-- BEGIN Available data --
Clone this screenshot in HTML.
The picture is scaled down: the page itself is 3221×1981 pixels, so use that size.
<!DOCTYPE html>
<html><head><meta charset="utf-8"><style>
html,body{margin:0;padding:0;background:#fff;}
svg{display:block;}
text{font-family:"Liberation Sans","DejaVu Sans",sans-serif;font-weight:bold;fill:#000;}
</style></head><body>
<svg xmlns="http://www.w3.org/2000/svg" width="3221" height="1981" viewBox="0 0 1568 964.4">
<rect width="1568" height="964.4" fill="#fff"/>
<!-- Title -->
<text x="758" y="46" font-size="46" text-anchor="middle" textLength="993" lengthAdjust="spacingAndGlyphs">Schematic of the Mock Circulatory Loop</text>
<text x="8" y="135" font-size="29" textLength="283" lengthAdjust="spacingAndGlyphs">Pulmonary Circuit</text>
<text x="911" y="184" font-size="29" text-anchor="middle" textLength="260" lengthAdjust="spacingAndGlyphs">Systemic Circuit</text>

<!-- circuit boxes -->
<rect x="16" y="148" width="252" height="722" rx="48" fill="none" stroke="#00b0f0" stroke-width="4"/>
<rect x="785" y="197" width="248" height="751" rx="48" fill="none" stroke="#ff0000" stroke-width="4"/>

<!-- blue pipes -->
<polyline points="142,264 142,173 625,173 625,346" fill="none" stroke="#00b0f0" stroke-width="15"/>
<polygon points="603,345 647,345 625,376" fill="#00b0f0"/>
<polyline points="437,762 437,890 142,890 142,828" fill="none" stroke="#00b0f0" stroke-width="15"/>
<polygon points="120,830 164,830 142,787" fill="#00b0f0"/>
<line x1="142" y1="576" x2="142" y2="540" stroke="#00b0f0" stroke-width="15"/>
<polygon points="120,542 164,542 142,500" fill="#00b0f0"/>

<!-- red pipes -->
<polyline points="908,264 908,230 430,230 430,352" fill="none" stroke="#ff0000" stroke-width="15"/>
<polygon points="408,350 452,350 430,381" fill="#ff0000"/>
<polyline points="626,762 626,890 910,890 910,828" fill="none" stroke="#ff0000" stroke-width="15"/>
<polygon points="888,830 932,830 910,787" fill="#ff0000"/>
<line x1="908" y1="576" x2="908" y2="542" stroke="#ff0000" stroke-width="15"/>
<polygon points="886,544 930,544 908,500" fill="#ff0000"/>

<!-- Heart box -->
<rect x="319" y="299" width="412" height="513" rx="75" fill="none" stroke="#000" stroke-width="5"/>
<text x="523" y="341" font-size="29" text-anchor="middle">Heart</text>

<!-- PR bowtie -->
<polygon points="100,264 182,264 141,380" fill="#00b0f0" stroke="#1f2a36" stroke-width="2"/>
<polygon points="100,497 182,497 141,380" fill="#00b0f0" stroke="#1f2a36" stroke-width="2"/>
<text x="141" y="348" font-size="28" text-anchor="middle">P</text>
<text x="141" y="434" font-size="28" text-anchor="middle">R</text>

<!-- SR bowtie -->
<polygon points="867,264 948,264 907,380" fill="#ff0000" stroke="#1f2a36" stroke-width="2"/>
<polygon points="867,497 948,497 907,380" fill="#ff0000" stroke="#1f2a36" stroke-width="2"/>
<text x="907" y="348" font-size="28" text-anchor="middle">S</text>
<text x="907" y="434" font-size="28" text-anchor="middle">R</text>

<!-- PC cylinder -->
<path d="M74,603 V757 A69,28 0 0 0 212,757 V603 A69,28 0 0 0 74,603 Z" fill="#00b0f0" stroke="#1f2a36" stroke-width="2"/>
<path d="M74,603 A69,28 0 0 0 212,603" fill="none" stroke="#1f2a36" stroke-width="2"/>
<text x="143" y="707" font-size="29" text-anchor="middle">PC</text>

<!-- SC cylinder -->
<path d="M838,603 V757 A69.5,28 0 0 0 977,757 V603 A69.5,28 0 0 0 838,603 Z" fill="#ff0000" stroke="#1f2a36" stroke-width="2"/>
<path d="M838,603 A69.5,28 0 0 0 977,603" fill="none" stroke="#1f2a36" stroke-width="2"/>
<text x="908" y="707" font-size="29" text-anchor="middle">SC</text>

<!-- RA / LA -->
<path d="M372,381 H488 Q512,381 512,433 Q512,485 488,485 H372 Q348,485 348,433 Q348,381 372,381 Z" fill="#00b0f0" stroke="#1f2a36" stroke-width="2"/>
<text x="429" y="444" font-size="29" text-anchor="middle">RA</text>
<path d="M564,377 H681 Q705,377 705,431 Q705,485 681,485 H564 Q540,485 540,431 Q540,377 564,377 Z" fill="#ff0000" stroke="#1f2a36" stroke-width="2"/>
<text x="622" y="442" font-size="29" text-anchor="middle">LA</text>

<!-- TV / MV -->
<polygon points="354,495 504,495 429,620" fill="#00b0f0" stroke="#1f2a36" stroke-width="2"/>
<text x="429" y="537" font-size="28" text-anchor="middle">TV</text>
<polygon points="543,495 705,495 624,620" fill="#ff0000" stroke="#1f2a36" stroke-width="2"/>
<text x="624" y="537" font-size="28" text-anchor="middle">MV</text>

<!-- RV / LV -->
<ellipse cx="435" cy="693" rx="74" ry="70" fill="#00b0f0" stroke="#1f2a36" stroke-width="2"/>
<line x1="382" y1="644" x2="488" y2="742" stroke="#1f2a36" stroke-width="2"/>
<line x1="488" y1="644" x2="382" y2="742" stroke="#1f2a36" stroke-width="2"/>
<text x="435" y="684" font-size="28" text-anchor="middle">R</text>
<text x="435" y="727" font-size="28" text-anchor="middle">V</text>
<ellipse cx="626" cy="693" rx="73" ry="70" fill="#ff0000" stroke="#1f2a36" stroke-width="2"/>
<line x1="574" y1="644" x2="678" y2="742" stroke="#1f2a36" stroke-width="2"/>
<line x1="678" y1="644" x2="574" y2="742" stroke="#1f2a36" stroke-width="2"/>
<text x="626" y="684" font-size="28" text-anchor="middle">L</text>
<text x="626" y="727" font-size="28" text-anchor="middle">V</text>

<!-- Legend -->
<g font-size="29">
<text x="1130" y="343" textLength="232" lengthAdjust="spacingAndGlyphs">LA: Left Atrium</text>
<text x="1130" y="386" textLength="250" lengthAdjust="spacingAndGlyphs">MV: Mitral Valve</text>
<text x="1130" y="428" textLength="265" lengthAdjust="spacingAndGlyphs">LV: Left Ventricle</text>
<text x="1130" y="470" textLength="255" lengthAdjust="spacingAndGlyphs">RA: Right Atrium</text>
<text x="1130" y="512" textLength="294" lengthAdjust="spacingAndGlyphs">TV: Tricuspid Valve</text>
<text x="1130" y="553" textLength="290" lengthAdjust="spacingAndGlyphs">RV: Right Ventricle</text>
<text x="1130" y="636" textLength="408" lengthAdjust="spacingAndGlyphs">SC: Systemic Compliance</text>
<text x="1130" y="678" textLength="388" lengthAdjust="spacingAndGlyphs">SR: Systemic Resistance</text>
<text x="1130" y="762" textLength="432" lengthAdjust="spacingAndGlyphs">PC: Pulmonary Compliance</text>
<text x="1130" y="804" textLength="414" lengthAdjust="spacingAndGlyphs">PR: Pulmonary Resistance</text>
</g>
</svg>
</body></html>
-- END Available data --
● What to do: All of the lines above need to be given again exactly.

● Finished task:
Clone this screenshot in HTML.
The picture is scaled down: the page itself is 3221×1981 pixels, so use that size.
<!DOCTYPE html>
<html><head><meta charset="utf-8"><style>
html,body{margin:0;padding:0;background:#fff;}
svg{display:block;}
text{font-family:"Liberation Sans","DejaVu Sans",sans-serif;font-weight:bold;fill:#000;}
</style></head><body>
<svg xmlns="http://www.w3.org/2000/svg" width="3221" height="1981" viewBox="0 0 1568 964.4">
<rect width="1568" height="964.4" fill="#fff"/>
<!-- Title -->
<text x="758" y="46" font-size="46" text-anchor="middle" textLength="993" lengthAdjust="spacingAndGlyphs">Schematic of the Mock Circulatory Loop</text>
<text x="8" y="135" font-size="29" textLength="283" lengthAdjust="spacingAndGlyphs">Pulmonary Circuit</text>
<text x="911" y="184" font-size="29" text-anchor="middle" textLength="260" lengthAdjust="spacingAndGlyphs">Systemic Circuit</text>

<!-- circuit boxes -->
<rect x="16" y="148" width="252" height="722" rx="48" fill="none" stroke="#00b0f0" stroke-width="4"/>
<rect x="785" y="197" width="248" height="751" rx="48" fill="none" stroke="#ff0000" stroke-width="4"/>

<!-- blue pipes -->
<polyline points="142,264 142,173 625,173 625,346" fill="none" stroke="#00b0f0" stroke-width="15"/>
<polygon points="603,345 647,345 625,376" fill="#00b0f0"/>
<polyline points="437,762 437,890 142,890 142,828" fill="none" stroke="#00b0f0" stroke-width="15"/>
<polygon points="120,830 164,830 142,787" fill="#00b0f0"/>
<line x1="142" y1="576" x2="142" y2="540" stroke="#00b0f0" stroke-width="15"/>
<polygon points="120,542 164,542 142,500" fill="#00b0f0"/>

<!-- red pipes -->
<polyline points="908,264 908,230 430,230 430,352" fill="none" stroke="#ff0000" stroke-width="15"/>
<polygon points="408,350 452,350 430,381" fill="#ff0000"/>
<polyline points="626,762 626,890 910,890 910,828" fill="none" stroke="#ff0000" stroke-width="15"/>
<polygon points="888,830 932,830 910,787" fill="#ff0000"/>
<line x1="908" y1="576" x2="908" y2="542" stroke="#ff0000" stroke-width="15"/>
<polygon points="886,544 930,544 908,500" fill="#ff0000"/>

<!-- Heart box -->
<rect x="319" y="299" width="412" height="513" rx="75" fill="none" stroke="#000" stroke-width="5"/>
<text x="523" y="341" font-size="29" text-anchor="middle">Heart</text>

<!-- PR bowtie -->
<polygon points="100,264 182,264 141,380" fill="#00b0f0" stroke="#1f2a36" stroke-width="2"/>
<polygon points="100,497 182,497 141,380" fill="#00b0f0" stroke="#1f2a36" stroke-width="2"/>
<text x="141" y="348" font-size="28" text-anchor="middle">P</text>
<text x="141" y="434" font-size="28" text-anchor="middle">R</text>

<!-- SR bowtie -->
<polygon points="867,264 948,264 907,380" fill="#ff0000" stroke="#1f2a36" stroke-width="2"/>
<polygon points="867,497 948,497 907,380" fill="#ff0000" stroke="#1f2a36" stroke-width="2"/>
<text x="907" y="348" font-size="28" text-anchor="middle">S</text>
<text x="907" y="434" font-size="28" text-anchor="middle">R</text>

<!-- PC cylinder -->
<path d="M74,603 V757 A69,28 0 0 0 212,757 V603 A69,28 0 0 0 74,603 Z" fill="#00b0f0" stroke="#1f2a36" stroke-width="2"/>
<path d="M74,603 A69,28 0 0 0 212,603" fill="none" stroke="#1f2a36" stroke-width="2"/>
<text x="143" y="707" font-size="29" text-anchor="middle">PC</text>

<!-- SC cylinder -->
<path d="M838,603 V757 A69.5,28 0 0 0 977,757 V603 A69.5,28 0 0 0 838,603 Z" fill="#ff0000" stroke="#1f2a36" stroke-width="2"/>
<path d="M838,603 A69.5,28 0 0 0 977,603" fill="none" stroke="#1f2a36" stroke-width="2"/>
<text x="908" y="707" font-size="29" text-anchor="middle">SC</text>

<!-- RA / LA -->
<path d="M372,381 H488 Q512,381 512,433 Q512,485 488,485 H372 Q348,485 348,433 Q348,381 372,381 Z" fill="#00b0f0" stroke="#1f2a36" stroke-width="2"/>
<text x="429" y="444" font-size="29" text-anchor="middle">RA</text>
<path d="M564,377 H681 Q705,377 705,431 Q705,485 681,485 H564 Q540,485 540,431 Q540,377 564,377 Z" fill="#ff0000" stroke="#1f2a36" stroke-width="2"/>
<text x="622" y="442" font-size="29" text-anchor="middle">LA</text>

<!-- TV / MV -->
<polygon points="354,495 504,495 429,620" fill="#00b0f0" stroke="#1f2a36" stroke-width="2"/>
<text x="429" y="537" font-size="28" text-anchor="middle">TV</text>
<polygon points="543,495 705,495 624,620" fill="#ff0000" stroke="#1f2a36" stroke-width="2"/>
<text x="624" y="537" font-size="28" text-anchor="middle">MV</text>

<!-- RV / LV -->
<ellipse cx="435" cy="693" rx="74" ry="70" fill="#00b0f0" stroke="#1f2a36" stroke-width="2"/>
<line x1="382" y1="644" x2="488" y2="742" stroke="#1f2a36" stroke-width="2"/>
<line x1="488" y1="644" x2="382" y2="742" stroke="#1f2a36" stroke-width="2"/>
<text x="435" y="684" font-size="28" text-anchor="middle">R</text>
<text x="435" y="727" font-size="28" text-anchor="middle">V</text>
<ellipse cx="626" cy="693" rx="73" ry="70" fill="#ff0000" stroke="#1f2a36" stroke-width="2"/>
<line x1="574" y1="644" x2="678" y2="742" stroke="#1f2a36" stroke-width="2"/>
<line x1="678" y1="644" x2="574" y2="742" stroke="#1f2a36" stroke-width="2"/>
<text x="626" y="684" font-size="28" text-anchor="middle">L</text>
<text x="626" y="727" font-size="28" text-anchor="middle">V</text>

<!-- Legend -->
<g font-size="29">
<text x="1130" y="343" textLength="232" lengthAdjust="spacingAndGlyphs">LA: Left Atrium</text>
<text x="1130" y="386" textLength="250" lengthAdjust="spacingAndGlyphs">MV: Mitral Valve</text>
<text x="1130" y="428" textLength="265" lengthAdjust="spacingAndGlyphs">LV: Left Ventricle</text>
<text x="1130" y="470" textLength="255" lengthAdjust="spacingAndGlyphs">RA: Right Atrium</text>
<text x="1130" y="512" textLength="294" lengthAdjust="spacingAndGlyphs">TV: Tricuspid Valve</text>
<text x="1130" y="553" textLength="290" lengthAdjust="spacingAndGlyphs">RV: Right Ventricle</text>
<text x="1130" y="636" textLength="408" lengthAdjust="spacingAndGlyphs">SC: Systemic Compliance</text>
<text x="1130" y="678" textLength="388" lengthAdjust="spacingAndGlyphs">SR: Systemic Resistance</text>
<text x="1130" y="762" textLength="432" lengthAdjust="spacingAndGlyphs">PC: Pulmonary Compliance</text>
<text x="1130" y="804" textLength="414" lengthAdjust="spacingAndGlyphs">PR: Pulmonary Resistance</text>
</g>
</svg>
</body></html>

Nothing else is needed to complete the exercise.